On 28Jun2020 1347, Evyn Gutierrez wrote:
>
> Sure make me go read the various iterations of Pilot and Shipsboat.
> The biggest difference is in handling.
>
> Note in one of the early adventures air/rafts in zero g required
> Shipsboat skill to operate.
>
> Also note the skill acquisition tables pilot generally on the advanced
> education table (edu8+)
>
> Shipsboat also talks more about aerospace operations, while Pilot
> briefly discusses atmospheric flight, it primarily allows the
> operation of the Jump Drive..
>
I think the breakpoint being 100 DTons is arbitrary from an external
POV, but in-universe it makes sense - it's the point where a ship can be
jump capable (give or take). That's why anything smaller is a boat, and
anything bigger is a ship even if it doesn't have a jump drive.

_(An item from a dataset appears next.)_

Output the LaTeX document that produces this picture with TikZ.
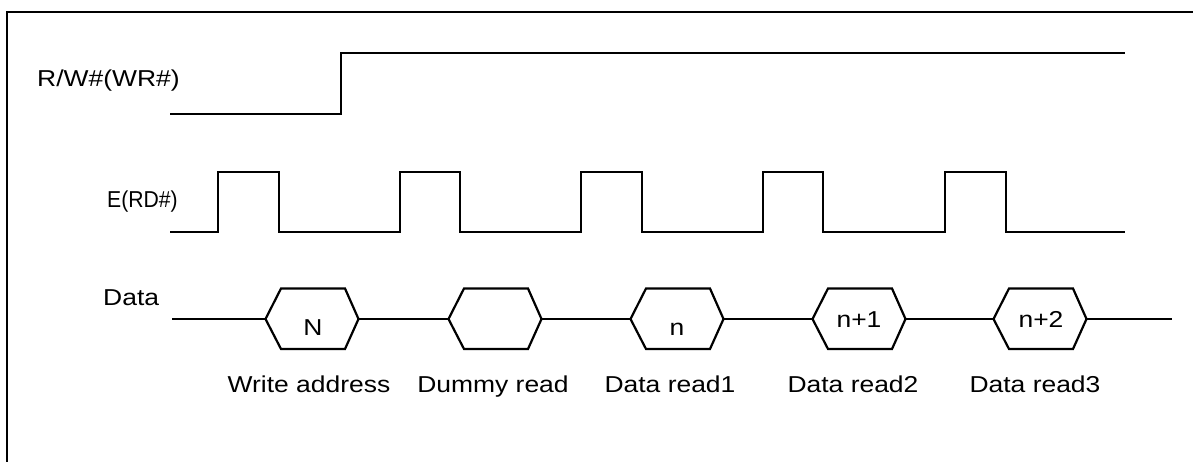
\documentclass[tikz,border=0pt]{standalone}
\usepackage{fontspec}
\setmainfont[FakeStretch=1.15]{Liberation Sans}
\begin{document}
\begin{tikzpicture}[x=1pt,y=-1pt,
  wave/.style={line width=2.2pt,line join=miter},
  frame/.style={line width=1.8pt},
  lbl/.style={font=\fontsize{23}{26}\selectfont,inner sep=0pt},
  hexlbl/.style={font=\fontsize{23}{26}\selectfont,inner sep=0pt,anchor=base}]
\useasboundingbox (0,0) rectangle (1193,462);
% frame (top and left edges only)
\draw[frame] (7,462) -- (7,12) -- (1193,12);
% labels
\node[lbl,anchor=base west] (rwlbl) at (37,87) {R/W\#(WR\#)};
\node[lbl,anchor=base west] (elbl) at (107,208) {\scalebox{0.8}[1]{E(RD\#)}};
\node[lbl,anchor=base west] (dlbl) at (103,305) {Data};
% R/W# waveform
\draw[wave] (170,114) -- (341,114) -- (341,53) -- (1125,53);
% E(RD#) waveform
\draw[wave] (170,232)
  -- (218,232) -- (218,172) -- (279,172) -- (279,232)
  -- (400,232) -- (400,172) -- (460,172) -- (460,232)
  -- (581,232) -- (581,172) -- (642,172) -- (642,232)
  -- (763,232) -- (763,172) -- (823,172) -- (823,232)
  -- (945,232) -- (945,172) -- (1006,172) -- (1006,232)
  -- (1125,232);
% Data bus
\coordinate (dstart) at (172,319);
\coordinate (dend) at (1172,319);
\foreach \i/\cx in {1/312,2/495,3/677,4/859,5/1040}{
  \coordinate (hl\i) at (\cx-46.5,319);
  \coordinate (hr\i) at (\cx+46.5,319);
  \draw[wave] (hl\i) -- (\cx-31,288.5) -- (\cx+33,288.5) -- (hr\i)
    -- (\cx+33,349) -- (\cx-31,349) -- cycle;
}
\draw[wave] (dstart) -- (hl1);
\draw[wave] (hr1) -- (hl2);
\draw[wave] (hr2) -- (hl3);
\draw[wave] (hr3) -- (hl4);
\draw[wave] (hr4) -- (hl5);
\draw[wave] (hr5) -- (dend);
% hex labels
\node[hexlbl] (tN) at (313,335) {N};
\node[hexlbl] (tn) at (677,335) {n};
\node[hexlbl] (tn1) at (859,327) {n+1};
\node[hexlbl] (tn2) at (1041,327) {n+2};
% bottom labels
\node[hexlbl] (b1) at (309,392) {Write address};
\node[hexlbl] (b2) at (493,392) {Dummy read};
\node[hexlbl] (b3) at (670,392) {Data read1};
\node[hexlbl] (b4) at (853,392) {Data read2};
\node[hexlbl] (b5) at (1035,392) {Data read3};
\end{tikzpicture}
\end{document}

This is such a big distinction that it colours how everyone thinks of
space vessels, and thus even a 100 DTon intra-system barge is called a
'spaceship', and is given ship-style control systems, instrumentation,
and so on. A 95 DTon shuttle is a 'boat' and has the controls, sensors,
and instrumentation appropriate to a boat. Thus, even though that 95
DTon shuttle is closer to the barge in size than it is to a 20 DTon
launch, you fly it like a big launch rather than a slightly smaller
barge because that's how the controls are set up and that's how it
reacts to command input.

In keeping with this, it's also how licensing is regulated. The
authorities recognise two grades of space vessel licence, 'Ships Boat'
and 'Pilot'. I would argue that while a Pilot is licensed to fly small
craft, at Pilot-1 (and thus effective Ship's Boat-0) this only allows
them limited non-commercial flight (a restriction probably observed more
in the breech in most systems), and only at Pilot-2 is it the full
equivalent of Ship's Boat in terms of what you can legally fly.

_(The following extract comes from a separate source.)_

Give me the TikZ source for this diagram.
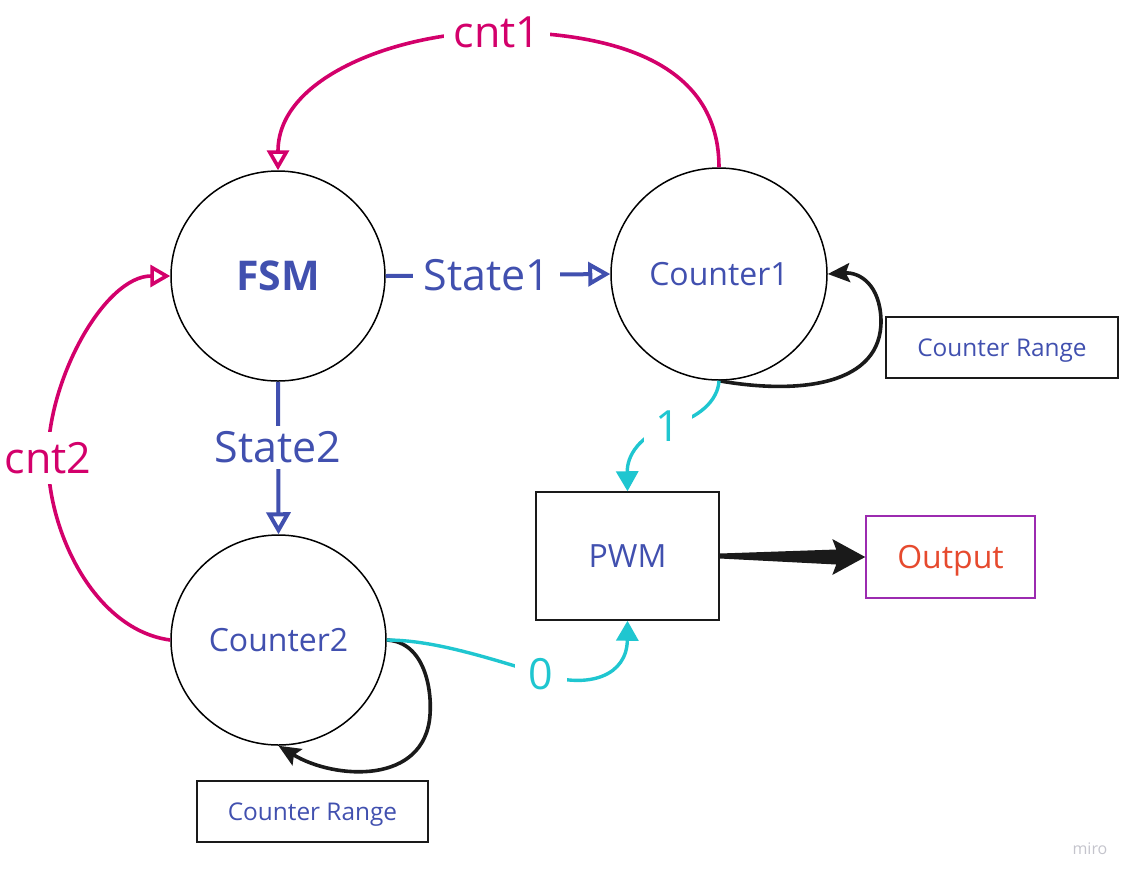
\documentclass[tikz,border=0pt]{standalone}
\usepackage{fontspec}
\setmainfont{Open Sans}
\usetikzlibrary{shapes.geometric,arrows.meta,calc}
\definecolor{blu}{HTML}{4150AF}
\definecolor{mag}{HTML}{D3006B}
\definecolor{cya}{HTML}{1FC6D0}
\definecolor{outred}{HTML}{E64A2E}
\definecolor{outpur}{HTML}{9C2BB0}
\definecolor{blk}{HTML}{1A1A1A}
\definecolor{mirogrey}{HTML}{C4C4CC}
\begin{document}
\begin{tikzpicture}[x=0.5pt,y=-0.5pt,
  circ/.style={ellipse,draw=black,line width=0.75pt,inner sep=0pt,text=blu,font=\fontsize{16}{19}\selectfont},
  boxnode/.style={rectangle,draw=blk,line width=0.75pt,inner sep=0pt,text=blu},
  lab/.style={fill=white,inner sep=5pt},
  bigfont/.style={font=\fontsize{21.5}{25}\selectfont},
  magline/.style={draw=mag,line width=1.8pt,-{Triangle[open,length=10pt,width=11pt]}},
  bluline/.style={draw=blu,line width=2pt,-{Triangle[open,length=11pt,width=12pt]}},
  cyaline/.style={draw=cya,line width=1.7pt,-{Triangle[length=10pt,width=11pt]}},
  loopline/.style={draw=blk,line width=1.8pt,-{Stealth[length=11pt,width=9.5pt,inset=2pt]}}
]
\useasboundingbox (0,0) rectangle (1135,880);

% nodes
\node[circ,minimum width=107pt,minimum height=105pt,font=\fontsize{20.5}{24}\selectfont\bfseries] (fsm) at (278,276) {FSM};
\node[circ,minimum width=108pt,minimum height=106pt] (c1) at (719,274) {Counter1};
\node[circ,minimum width=107.5pt,minimum height=105pt] (c2) at (278.5,640) {Counter2};
\node[boxnode,minimum width=91.5pt,minimum height=64pt,font=\fontsize{16}{19}\selectfont] (pwm) at (627.5,556) {PWM};
\node[boxnode,draw=outpur,text=outred,minimum width=84.5pt,minimum height=41pt,text depth=0pt,font=\fontsize{16}{19}\selectfont] (out) at (950.5,557) {Output};
\node[boxnode,minimum width=116pt,minimum height=30.5pt,text depth=0pt,font=\fontsize{12.2}{15}\selectfont] (cr1) at (1002,347.5) {Counter Range};
\node[boxnode,minimum width=115.5pt,minimum height=30.5pt,text depth=0pt,font=\fontsize{12.2}{15}\selectfont] (cr2) at (312.5,811.5) {Counter Range};
\node[text=mirogrey,font=\fontsize{8}{10}\selectfont] (miro) at (1090,849) {miro};

% cnt1
\draw[magline] (c1.north) .. controls +(0,-115) and +(95,0) .. (497,32)
  node[lab,bigfont,text=mag] (lcnt1) {cnt1}
  .. controls +(-95,0) and +(0,-95) .. (fsm.north);
% cnt2
\draw[magline] (c2.west) .. controls +(-75,-10) and +(0,75) .. (48,458)
  node[lab,bigfont,text=mag] (lcnt2) {cnt2}
  .. controls +(0,-80) and +(-65,0) .. (fsm.west);
% states
\draw[bluline] (fsm.east) -- node[lab,bigfont,text=blu,pos=0.45] (ls1) {State1} (c1.west);
\draw[bluline] (fsm.south) -- node[lab,bigfont,text=blu,pos=0.43,inner sep=3pt] (ls2) {State2} (c2.north);
% loops
\draw[loopline] (c1.south) .. controls (800,395) and (882,385) .. (881,320)
  .. controls (880,285) and (860,272) .. (c1.east);
\draw[loopline] (c2.east) .. controls (425,642) and (432,690) .. (430,715)
  .. controls (425,785) and (335,780) .. (c2.south);
% cyan
\draw[cyaline] (c1.south) .. controls (718,400) and (700,418) .. (668,426)
  node[lab,bigfont,text=cya,inner sep=6pt] (l1) {1}
  .. controls (640,436) and (627,455) .. (pwm.north);
\draw[cyaline] (c2.east) .. controls (430,640) and (480,655) .. (541,674)
  node[lab,bigfont,text=cya,inner sep=7pt] (l0) {0}
  .. controls (590,690) and (627,675) .. (pwm.south);
% thick output arrow
\fill[blk] ($(pwm.east)+(0,-2.5)$) -- ($(out.west)+(-29,-7.5)$) -- ($(out.west)+(-33,-18)$)
  -- (out.west) -- ($(out.west)+(-33,18)$) -- ($(out.west)+(-29,7.5)$) -- ($(pwm.east)+(0,2.5)$) -- cycle;
\end{tikzpicture}
\end{document}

When it comes to what you learn, Ship's Boat simply leaves out
everything related to jump space insertion, etc. while Pilot tends to be
a bit thin on interface operations.

I would allow someone with Ship's Boat-1 or better to undertake Pilot
checks for interface and orbital operations as if they were Pilot-0 (so
they avoid any penalties for being unskilled), but that would be it.

Finally, as far as I'm concerned Pilot-1 (or Pilot-0 in an emergency,
but don't let the traffic cops catch you!) is good enough to Pilot a
ship of any size. They all have the same sort of instruments and
controls, and manoeuvre in the same way - the bigger ships are just
slower to roll, pitch, etc., but flying an Ashanti High Lightning into a
gas giant for refuelling is no different from flying a Type-S, or
wouldn't be if the designers had bothered to streamline the AHL properly.

Remember, on the scale of most ship operations in Traveller, a 75 KDTon
Atlantic-class heavy cruiser with 5G acceleration is /more/ nimble than
a 100 DTon Type-S scout with 2G acceleration. Only when docking and the
like would the Atlantic's great size make it seem clumsy.